Print exactly what the entries say, line by line, from the first line down to the one with "const fmt = v", inclusive.

DATA PROVIDED:
**********
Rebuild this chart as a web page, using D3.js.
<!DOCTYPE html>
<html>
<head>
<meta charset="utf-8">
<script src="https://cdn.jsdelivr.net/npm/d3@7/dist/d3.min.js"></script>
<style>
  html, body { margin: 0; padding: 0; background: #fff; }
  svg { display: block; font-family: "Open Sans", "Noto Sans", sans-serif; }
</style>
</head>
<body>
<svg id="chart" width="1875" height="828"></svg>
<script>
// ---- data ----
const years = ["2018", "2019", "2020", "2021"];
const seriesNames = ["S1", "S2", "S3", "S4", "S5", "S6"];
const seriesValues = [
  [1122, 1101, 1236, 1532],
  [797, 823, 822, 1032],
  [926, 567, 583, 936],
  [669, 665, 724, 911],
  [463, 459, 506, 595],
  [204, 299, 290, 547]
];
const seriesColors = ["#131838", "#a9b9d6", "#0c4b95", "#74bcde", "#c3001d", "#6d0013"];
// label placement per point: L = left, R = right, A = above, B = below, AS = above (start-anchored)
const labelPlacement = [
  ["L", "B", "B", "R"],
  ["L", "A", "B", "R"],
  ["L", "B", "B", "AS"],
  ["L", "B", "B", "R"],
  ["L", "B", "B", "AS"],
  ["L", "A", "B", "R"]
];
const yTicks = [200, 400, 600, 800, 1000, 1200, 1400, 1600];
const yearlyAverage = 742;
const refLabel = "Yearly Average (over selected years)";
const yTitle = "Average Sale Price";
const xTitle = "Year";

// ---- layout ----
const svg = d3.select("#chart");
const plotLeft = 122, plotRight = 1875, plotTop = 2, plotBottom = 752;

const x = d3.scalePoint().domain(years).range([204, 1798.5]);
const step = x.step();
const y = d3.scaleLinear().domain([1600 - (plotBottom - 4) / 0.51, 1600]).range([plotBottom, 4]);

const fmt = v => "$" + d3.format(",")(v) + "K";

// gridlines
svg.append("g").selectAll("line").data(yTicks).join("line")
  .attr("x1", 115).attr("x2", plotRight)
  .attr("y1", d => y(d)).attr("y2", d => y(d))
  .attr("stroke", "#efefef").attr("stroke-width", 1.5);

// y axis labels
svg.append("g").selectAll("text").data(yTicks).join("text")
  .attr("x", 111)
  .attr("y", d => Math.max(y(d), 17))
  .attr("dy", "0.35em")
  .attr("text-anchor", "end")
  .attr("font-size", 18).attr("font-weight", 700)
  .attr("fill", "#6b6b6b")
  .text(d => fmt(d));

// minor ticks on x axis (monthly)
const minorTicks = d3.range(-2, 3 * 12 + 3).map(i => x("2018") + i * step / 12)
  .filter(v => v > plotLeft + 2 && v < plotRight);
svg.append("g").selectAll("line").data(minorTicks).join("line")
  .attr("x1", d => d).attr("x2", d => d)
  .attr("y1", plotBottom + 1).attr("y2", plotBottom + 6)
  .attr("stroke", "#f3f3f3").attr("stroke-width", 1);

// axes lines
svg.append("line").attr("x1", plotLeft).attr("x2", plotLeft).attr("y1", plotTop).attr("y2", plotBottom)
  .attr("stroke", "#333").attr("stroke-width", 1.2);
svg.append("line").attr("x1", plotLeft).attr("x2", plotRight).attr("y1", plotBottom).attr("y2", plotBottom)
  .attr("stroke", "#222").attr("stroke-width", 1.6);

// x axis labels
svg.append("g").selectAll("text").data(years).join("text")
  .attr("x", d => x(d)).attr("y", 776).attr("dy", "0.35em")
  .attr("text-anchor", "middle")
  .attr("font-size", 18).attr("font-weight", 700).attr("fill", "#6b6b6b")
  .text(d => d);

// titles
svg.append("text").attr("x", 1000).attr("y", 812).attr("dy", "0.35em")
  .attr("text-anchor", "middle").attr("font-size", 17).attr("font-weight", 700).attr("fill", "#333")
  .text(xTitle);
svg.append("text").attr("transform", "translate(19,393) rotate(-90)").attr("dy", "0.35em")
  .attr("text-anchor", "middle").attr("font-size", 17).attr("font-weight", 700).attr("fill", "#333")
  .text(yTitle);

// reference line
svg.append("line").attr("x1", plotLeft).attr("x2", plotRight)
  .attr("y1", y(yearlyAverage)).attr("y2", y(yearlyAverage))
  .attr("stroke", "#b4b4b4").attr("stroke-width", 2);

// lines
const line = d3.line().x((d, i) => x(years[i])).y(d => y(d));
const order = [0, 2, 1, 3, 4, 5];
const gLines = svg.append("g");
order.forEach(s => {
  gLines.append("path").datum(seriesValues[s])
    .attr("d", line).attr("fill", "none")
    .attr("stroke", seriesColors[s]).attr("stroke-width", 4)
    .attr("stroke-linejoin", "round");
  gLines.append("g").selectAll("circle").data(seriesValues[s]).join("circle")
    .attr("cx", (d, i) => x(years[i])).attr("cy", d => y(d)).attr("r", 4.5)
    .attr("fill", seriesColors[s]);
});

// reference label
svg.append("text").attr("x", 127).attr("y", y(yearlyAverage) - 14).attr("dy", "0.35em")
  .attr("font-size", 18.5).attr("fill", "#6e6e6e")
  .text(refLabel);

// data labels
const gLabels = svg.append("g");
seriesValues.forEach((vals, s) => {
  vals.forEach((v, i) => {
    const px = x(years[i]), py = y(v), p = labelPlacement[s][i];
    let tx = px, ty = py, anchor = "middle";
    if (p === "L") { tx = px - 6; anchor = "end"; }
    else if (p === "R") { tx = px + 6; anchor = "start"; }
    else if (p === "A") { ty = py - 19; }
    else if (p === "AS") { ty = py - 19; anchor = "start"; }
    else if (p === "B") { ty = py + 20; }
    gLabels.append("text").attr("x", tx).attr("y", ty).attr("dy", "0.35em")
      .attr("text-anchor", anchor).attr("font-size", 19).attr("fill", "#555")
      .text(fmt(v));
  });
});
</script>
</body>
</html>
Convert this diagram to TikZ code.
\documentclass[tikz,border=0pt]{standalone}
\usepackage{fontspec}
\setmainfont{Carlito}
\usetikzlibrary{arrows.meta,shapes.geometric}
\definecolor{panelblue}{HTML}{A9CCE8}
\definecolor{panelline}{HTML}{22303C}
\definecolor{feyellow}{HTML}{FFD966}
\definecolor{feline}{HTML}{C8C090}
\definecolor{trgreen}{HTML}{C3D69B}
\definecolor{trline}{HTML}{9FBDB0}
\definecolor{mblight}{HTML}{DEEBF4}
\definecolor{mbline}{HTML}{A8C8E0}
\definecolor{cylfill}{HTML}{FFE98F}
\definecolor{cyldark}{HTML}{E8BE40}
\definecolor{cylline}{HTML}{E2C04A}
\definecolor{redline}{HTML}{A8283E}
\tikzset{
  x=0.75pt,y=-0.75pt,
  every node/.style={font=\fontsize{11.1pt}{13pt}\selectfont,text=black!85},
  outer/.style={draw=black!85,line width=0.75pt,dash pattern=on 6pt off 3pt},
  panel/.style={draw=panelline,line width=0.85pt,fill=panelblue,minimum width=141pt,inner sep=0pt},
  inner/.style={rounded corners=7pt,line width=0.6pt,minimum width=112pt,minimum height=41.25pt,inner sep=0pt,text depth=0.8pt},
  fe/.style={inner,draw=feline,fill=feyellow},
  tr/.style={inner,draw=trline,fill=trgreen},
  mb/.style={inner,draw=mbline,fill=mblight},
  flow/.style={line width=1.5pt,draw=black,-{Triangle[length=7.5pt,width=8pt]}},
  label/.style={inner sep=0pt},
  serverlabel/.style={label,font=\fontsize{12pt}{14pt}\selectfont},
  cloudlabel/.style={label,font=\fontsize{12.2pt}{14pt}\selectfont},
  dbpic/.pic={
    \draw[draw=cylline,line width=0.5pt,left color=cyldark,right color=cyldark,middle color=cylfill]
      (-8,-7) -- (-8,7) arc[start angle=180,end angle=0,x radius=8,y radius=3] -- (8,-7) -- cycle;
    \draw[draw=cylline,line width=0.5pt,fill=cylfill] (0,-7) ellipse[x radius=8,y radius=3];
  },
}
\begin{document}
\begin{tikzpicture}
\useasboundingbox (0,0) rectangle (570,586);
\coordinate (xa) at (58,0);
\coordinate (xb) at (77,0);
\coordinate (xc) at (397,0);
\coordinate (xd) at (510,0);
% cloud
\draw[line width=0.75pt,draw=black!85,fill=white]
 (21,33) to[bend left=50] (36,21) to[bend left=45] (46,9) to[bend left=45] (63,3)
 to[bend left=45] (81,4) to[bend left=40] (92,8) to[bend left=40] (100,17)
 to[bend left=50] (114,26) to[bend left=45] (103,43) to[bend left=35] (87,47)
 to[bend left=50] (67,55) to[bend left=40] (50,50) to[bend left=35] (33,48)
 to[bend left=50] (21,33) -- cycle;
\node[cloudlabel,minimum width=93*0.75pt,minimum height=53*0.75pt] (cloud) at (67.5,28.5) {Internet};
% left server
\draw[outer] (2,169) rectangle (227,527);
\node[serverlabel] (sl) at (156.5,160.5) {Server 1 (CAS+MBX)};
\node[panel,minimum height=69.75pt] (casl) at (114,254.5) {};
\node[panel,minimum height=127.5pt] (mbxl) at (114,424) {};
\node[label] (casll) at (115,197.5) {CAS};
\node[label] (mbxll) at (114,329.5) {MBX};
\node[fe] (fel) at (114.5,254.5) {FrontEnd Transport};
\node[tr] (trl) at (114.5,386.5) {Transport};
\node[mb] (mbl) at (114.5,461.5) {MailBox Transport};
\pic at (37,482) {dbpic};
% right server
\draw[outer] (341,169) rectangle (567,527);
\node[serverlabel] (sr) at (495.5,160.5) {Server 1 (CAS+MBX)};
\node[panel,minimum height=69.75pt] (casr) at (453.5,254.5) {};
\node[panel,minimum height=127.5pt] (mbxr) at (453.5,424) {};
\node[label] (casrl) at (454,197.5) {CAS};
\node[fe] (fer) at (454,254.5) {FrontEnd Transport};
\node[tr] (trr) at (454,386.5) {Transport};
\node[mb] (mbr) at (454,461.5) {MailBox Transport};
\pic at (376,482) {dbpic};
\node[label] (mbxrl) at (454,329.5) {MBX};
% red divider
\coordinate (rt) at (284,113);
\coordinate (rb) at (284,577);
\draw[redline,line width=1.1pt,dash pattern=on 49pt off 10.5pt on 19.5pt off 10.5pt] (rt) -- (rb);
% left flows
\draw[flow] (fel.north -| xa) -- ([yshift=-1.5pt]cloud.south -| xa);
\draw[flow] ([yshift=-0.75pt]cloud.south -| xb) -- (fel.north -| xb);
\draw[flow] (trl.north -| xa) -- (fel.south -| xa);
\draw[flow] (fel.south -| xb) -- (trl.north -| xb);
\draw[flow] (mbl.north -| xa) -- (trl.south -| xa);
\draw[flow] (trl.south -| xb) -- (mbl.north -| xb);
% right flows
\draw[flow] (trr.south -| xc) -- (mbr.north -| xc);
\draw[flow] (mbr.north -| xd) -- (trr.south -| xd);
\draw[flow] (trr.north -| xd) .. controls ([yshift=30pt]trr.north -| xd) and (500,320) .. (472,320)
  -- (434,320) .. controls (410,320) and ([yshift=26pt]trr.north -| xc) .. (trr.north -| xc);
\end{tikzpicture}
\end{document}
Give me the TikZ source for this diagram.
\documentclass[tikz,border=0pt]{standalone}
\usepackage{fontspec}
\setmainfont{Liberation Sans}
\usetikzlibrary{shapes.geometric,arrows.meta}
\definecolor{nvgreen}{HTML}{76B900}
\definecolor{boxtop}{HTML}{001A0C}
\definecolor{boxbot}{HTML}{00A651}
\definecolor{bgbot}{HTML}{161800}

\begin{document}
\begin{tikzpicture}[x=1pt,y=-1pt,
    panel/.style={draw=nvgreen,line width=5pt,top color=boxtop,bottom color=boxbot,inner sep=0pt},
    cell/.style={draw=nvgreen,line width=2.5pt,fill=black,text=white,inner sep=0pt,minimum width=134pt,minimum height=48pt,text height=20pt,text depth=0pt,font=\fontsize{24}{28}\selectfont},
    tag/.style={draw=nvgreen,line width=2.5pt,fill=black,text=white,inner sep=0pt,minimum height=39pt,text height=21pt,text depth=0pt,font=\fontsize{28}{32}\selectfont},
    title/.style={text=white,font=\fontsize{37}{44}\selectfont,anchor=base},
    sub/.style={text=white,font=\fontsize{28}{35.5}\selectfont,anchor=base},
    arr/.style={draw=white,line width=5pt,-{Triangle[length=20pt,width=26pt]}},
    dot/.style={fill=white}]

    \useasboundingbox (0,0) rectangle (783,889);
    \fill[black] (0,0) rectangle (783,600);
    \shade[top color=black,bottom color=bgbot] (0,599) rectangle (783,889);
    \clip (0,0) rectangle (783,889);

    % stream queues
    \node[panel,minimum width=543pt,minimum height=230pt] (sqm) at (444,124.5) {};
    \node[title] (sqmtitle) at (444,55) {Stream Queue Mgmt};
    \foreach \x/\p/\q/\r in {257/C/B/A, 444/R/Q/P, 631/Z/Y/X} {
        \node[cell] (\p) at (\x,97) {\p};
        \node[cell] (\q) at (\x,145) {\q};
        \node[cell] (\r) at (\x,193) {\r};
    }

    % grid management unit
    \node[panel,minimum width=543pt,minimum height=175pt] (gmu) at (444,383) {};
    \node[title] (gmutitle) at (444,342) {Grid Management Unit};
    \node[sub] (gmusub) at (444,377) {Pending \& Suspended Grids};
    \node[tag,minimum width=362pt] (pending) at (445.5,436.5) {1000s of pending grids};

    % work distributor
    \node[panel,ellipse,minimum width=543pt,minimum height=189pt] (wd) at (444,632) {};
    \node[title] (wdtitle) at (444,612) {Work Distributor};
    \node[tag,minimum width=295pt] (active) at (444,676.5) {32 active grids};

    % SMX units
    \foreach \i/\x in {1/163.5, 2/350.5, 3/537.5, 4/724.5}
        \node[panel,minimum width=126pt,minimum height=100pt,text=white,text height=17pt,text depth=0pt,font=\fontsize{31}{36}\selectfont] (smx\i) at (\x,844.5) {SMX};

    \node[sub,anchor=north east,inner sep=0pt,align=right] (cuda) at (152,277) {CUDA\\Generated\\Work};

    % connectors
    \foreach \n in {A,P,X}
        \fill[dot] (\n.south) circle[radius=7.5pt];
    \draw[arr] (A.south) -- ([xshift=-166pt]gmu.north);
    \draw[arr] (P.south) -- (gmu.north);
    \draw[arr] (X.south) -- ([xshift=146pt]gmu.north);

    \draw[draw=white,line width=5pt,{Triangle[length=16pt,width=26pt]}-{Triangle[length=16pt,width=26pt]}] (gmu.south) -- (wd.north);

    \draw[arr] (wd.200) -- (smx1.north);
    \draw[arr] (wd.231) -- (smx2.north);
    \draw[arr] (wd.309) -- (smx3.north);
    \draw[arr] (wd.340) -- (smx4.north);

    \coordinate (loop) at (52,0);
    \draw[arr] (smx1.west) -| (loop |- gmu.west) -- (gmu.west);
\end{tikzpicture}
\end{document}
**********
EXERCISE RESULT:
Rebuild this chart as a web page, using D3.js.
<!DOCTYPE html>
<html>
<head>
<meta charset="utf-8">
<script src="https://cdn.jsdelivr.net/npm/d3@7/dist/d3.min.js"></script>
<style>
  html, body { margin: 0; padding: 0; background: #fff; }
  svg { display: block; font-family: "Open Sans", "Noto Sans", sans-serif; }
</style>
</head>
<body>
<svg id="chart" width="1875" height="828"></svg>
<script>
// ---- data ----
const years = ["2018", "2019", "2020", "2021"];
const seriesNames = ["S1", "S2", "S3", "S4", "S5", "S6"];
const seriesValues = [
  [1122, 1101, 1236, 1532],
  [797, 823, 822, 1032],
  [926, 567, 583, 936],
  [669, 665, 724, 911],
  [463, 459, 506, 595],
  [204, 299, 290, 547]
];
const seriesColors = ["#131838", "#a9b9d6", "#0c4b95", "#74bcde", "#c3001d", "#6d0013"];
// label placement per point: L = left, R = right, A = above, B = below, AS = above (start-anchored)
const labelPlacement = [
  ["L", "B", "B", "R"],
  ["L", "A", "B", "R"],
  ["L", "B", "B", "AS"],
  ["L", "B", "B", "R"],
  ["L", "B", "B", "AS"],
  ["L", "A", "B", "R"]
];
const yTicks = [200, 400, 600, 800, 1000, 1200, 1400, 1600];
const yearlyAverage = 742;
const refLabel = "Yearly Average (over selected years)";
const yTitle = "Average Sale Price";
const xTitle = "Year";

// ---- layout ----
const svg = d3.select("#chart");
const plotLeft = 122, plotRight = 1875, plotTop = 2, plotBottom = 752;

const x = d3.scalePoint().domain(years).range([204, 1798.5]);
const step = x.step();
const y = d3.scaleLinear().domain([1600 - (plotBottom - 4) / 0.51, 1600]).range([plotBottom, 4]);

const fmt = v => "$" + d3.format(",")(v) + "K";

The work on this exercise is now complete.